TASK GOAL> Set all the material down again unchanged, without the pictures.

INFORMATION PROVIDED>
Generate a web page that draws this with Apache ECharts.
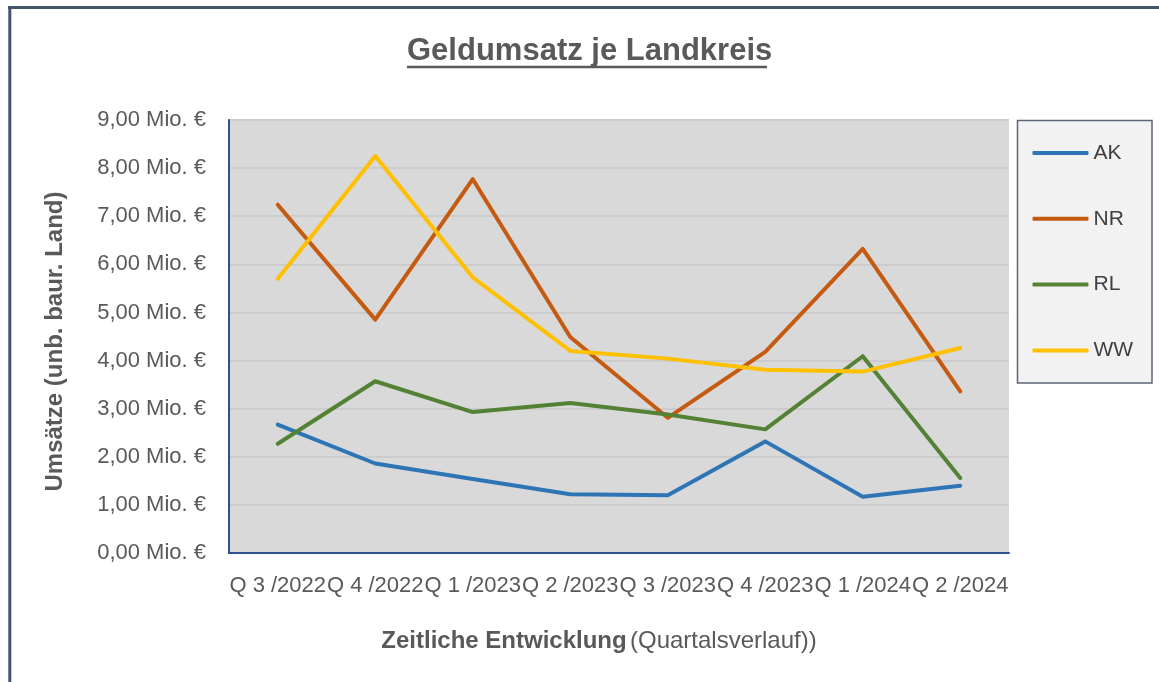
<!DOCTYPE html>
<html>
<head>
<meta charset="utf-8">
<script src="https://cdn.jsdelivr.net/npm/echarts@6/dist/echarts.min.js"></script>
<style>
html,body{margin:0;padding:0;background:#fff;}
#chart{width:1159px;height:682px;}
</style>
</head>
<body>
<div id="chart"></div>
<script>
const categories = ['Q 3 /2022','Q 4 /2022','Q 1 /2023','Q 2 /2023','Q 3 /2023','Q 4 /2023','Q 1 /2024','Q 2 /2024'];
const AK = [2.67, 1.86, 1.54, 1.22, 1.20, 2.32, 1.17, 1.40];
const NR = [7.24, 4.85, 7.77, 4.49, 2.81, 4.18, 6.32, 3.36];
const RL = [2.27, 3.57, 2.93, 3.12, 2.88, 2.57, 4.09, 1.56];
const WW = [5.70, 8.25, 5.73, 4.20, 4.04, 3.81, 3.77, 4.26];
const seriesNames = ['AK','NR','RL','WW'];
const seriesColors = ['#2E75B6','#C55A11','#548235','#FFC000'];
const yTicks = [0,1,2,3,4,5,6,7,8,9];

const FONT = "'Liberation Sans',Arial,sans-serif";
const chart = echarts.init(document.getElementById('chart'), null, {renderer:'canvas'});
const dataSets = [AK, NR, RL, WW];

chart.setOption({
  animation: false,
  backgroundColor: '#ffffff',
  title: {
    text: 'Geldumsatz je Landkreis',
    left: 407, top: 34,
    padding: 0,
    textStyle: {fontFamily: FONT, fontWeight: 'bold', fontSize: 31, color: '#595959', lineHeight: 34}
  },
  graphic: [
    {type:'line', shape:{x1:8, y1:7.5, x2:1159, y2:7.5}, style:{stroke:'#44546A', lineWidth:3}, silent:true},
    {type:'line', shape:{x1:9.8, y1:6, x2:9.8, y2:682}, style:{stroke:'#44546A', lineWidth:3}, silent:true},
    {type:'line', shape:{x1:407, y1:67, x2:767, y2:67}, style:{stroke:'#595959', lineWidth:2.5}, silent:true},
    {type:'rect', shape:{x:1017.5, y:120.5, width:134.5, height:262.5}, style:{fill:'#F2F2F2', stroke:'#5B6678', lineWidth:1.5}, z:0, silent:true}
  ],
  legend: {
    orient: 'vertical',
    left: 1017, top: 121,
    padding: [21, 10, 10, 15.5],
    itemGap: 43.8,
    itemWidth: 56,
    itemHeight: 4,
    icon: 'roundRect',
    z: 10,
    textStyle: {fontFamily: FONT, fontSize: 21, color: '#404040', lineHeight: 22},
    data: seriesNames
  },
  grid: {
    left: 229, right: 150, top: 120, bottom: 129,
    show: true, backgroundColor: '#D9D9D9', borderWidth: 0
  },
  xAxis: {
    type: 'category',
    data: categories,
    boundaryGap: true,
    axisLine: {show: true, lineStyle: {color: '#2F528F', width: 2}},
    axisTick: {show: false},
    axisLabel: {interval: 0, margin: 22, fontFamily: FONT, fontSize: 22, color: '#595959', lineHeight: 22},
    name: '{b|Zeitliche Entwicklung} {n|(Quartalsverlauf))}',
    nameLocation: 'middle',
    nameGap: 76,
    nameTextStyle: {
      padding: [0, 40, 0, 0],
      rich: {
        b: {fontFamily: FONT, fontWeight: 'bold', fontSize: 24, color: '#595959'},
        n: {fontFamily: FONT, fontWeight: 'normal', fontSize: 24, color: '#595959'}
      }
    }
  },
  yAxis: {
    type: 'value',
    min: 0, max: 9, interval: 1,
    axisLine: {show: true, lineStyle: {color: '#2F528F', width: 2}},
    axisTick: {show: false},
    splitLine: {show: true, lineStyle: {color: '#CCCCCC', width: 2}},
    axisLabel: {
      margin: 23, fontFamily: FONT, fontSize: 22, color: '#595959',
      formatter: v => yTicks.includes(v) ? v.toFixed(2).replace('.', ',') + ' Mio. €' : ''
    },
    name: 'Umsätze (unb. baur. Land)',
    nameLocation: 'middle',
    nameRotate: 90,
    nameGap: 162,
    nameTextStyle: {fontFamily: FONT, fontWeight: 'bold', fontSize: 24, color: '#595959', padding: [0, 10, 0, 0]}
  },
  series: seriesNames.map((n, i) => ({
    name: n,
    type: 'line',
    data: dataSets[i],
    symbol: 'none',
    smooth: false,
    color: seriesColors[i],
    lineStyle: {width: 4, color: seriesColors[i], cap: 'round', join: 'round'},
    emphasis: {disabled: true}
  }))
});
</script>
</body>
</html>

PROBLEM SOLUTION>
Generate a web page that draws this with Apache ECharts.
<!DOCTYPE html>
<html>
<head>
<meta charset="utf-8">
<script src="https://cdn.jsdelivr.net/npm/echarts@6/dist/echarts.min.js"></script>
<style>
html,body{margin:0;padding:0;background:#fff;}
#chart{width:1159px;height:682px;}
</style>
</head>
<body>
<div id="chart"></div>
<script>
const categories = ['Q 3 /2022','Q 4 /2022','Q 1 /2023','Q 2 /2023','Q 3 /2023','Q 4 /2023','Q 1 /2024','Q 2 /2024'];
const AK = [2.67, 1.86, 1.54, 1.22, 1.20, 2.32, 1.17, 1.40];
const NR = [7.24, 4.85, 7.77, 4.49, 2.81, 4.18, 6.32, 3.36];
const RL = [2.27, 3.57, 2.93, 3.12, 2.88, 2.57, 4.09, 1.56];
const WW = [5.70, 8.25, 5.73, 4.20, 4.04, 3.81, 3.77, 4.26];
const seriesNames = ['AK','NR','RL','WW'];
const seriesColors = ['#2E75B6','#C55A11','#548235','#FFC000'];
const yTicks = [0,1,2,3,4,5,6,7,8,9];

const FONT = "'Liberation Sans',Arial,sans-serif";
const chart = echarts.init(document.getElementById('chart'), null, {renderer:'canvas'});
const dataSets = [AK, NR, RL, WW];

chart.setOption({
  animation: false,
  backgroundColor: '#ffffff',
  title: {
    text: 'Geldumsatz je Landkreis',
    left: 407, top: 34,
    padding: 0,
    textStyle: {fontFamily: FONT, fontWeight: 'bold', fontSize: 31, color: '#595959', lineHeight: 34}
  },
  graphic: [
    {type:'line', shape:{x1:8, y1:7.5, x2:1159, y2:7.5}, style:{stroke:'#44546A', lineWidth:3}, silent:true},
    {type:'line', shape:{x1:9.8, y1:6, x2:9.8, y2:682}, style:{stroke:'#44546A', lineWidth:3}, silent:true},
    {type:'line', shape:{x1:407, y1:67, x2:767, y2:67}, style:{stroke:'#595959', lineWidth:2.5}, silent:true},
    {type:'rect', shape:{x:1017.5, y:120.5, width:134.5, height:262.5}, style:{fill:'#F2F2F2', stroke:'#5B6678', lineWidth:1.5}, z:0, silent:true}
  ],
  legend: {
    orient: 'vertical',
    left: 1017, top: 121,
    padding: [21, 10, 10, 15.5],
    itemGap: 43.8,
    itemWidth: 56,
    itemHeight: 4,
    icon: 'roundRect',
    z: 10,
    textStyle: {fontFamily: FONT, fontSize: 21, color: '#404040', lineHeight: 22},
    data: seriesNames
  },
  grid: {
    left: 229, right: 150, top: 120, bottom: 129,
    show: true, backgroundColor: '#D9D9D9', borderWidth: 0
  },
  xAxis: {
    type: 'category',
    data: categories,
    boundaryGap: true,
    axisLine: {show: true, lineStyle: {color: '#2F528F', width: 2}},
    axisTick: {show: false},
    axisLabel: {interval: 0, margin: 22, fontFamily: FONT, fontSize: 22, color: '#595959', lineHeight: 22},
    name: '{b|Zeitliche Entwicklung} {n|(Quartalsverlauf))}',
    nameLocation: 'middle',
    nameGap: 76,
    nameTextStyle: {
      padding: [0, 40, 0, 0],
      rich: {
        b: {fontFamily: FONT, fontWeight: 'bold', fontSize: 24, color: '#595959'},
        n: {fontFamily: FONT, fontWeight: 'normal', fontSize: 24, color: '#595959'}
      }
    }
  },
  yAxis: {
    type: 'value',
    min: 0, max: 9, interval: 1,
    axisLine: {show: true, lineStyle: {color: '#2F528F', width: 2}},
    axisTick: {show: false},
    splitLine: {show: true, lineStyle: {color: '#CCCCCC', width: 2}},
    axisLabel: {
      margin: 23, fontFamily: FONT, fontSize: 22, color: '#595959',
      formatter: v => yTicks.includes(v) ? v.toFixed(2).replace('.', ',') + ' Mio. €' : ''
    },
    name: 'Umsätze (unb. baur. Land)',
    nameLocation: 'middle',
    nameRotate: 90,
    nameGap: 162,
    nameTextStyle: {fontFamily: FONT, fontWeight: 'bold', fontSize: 24, color: '#595959', padding: [0, 10, 0, 0]}
  },
  series: seriesNames.map((n, i) => ({
    name: n,
    type: 'line',
    data: dataSets[i],
    symbol: 'none',
    smooth: false,
    color: seriesColors[i],
    lineStyle: {width: 4, color: seriesColors[i], cap: 'round', join: 'round'},
    emphasis: {disabled: true}
  }))
});
</script>
</body>
</html>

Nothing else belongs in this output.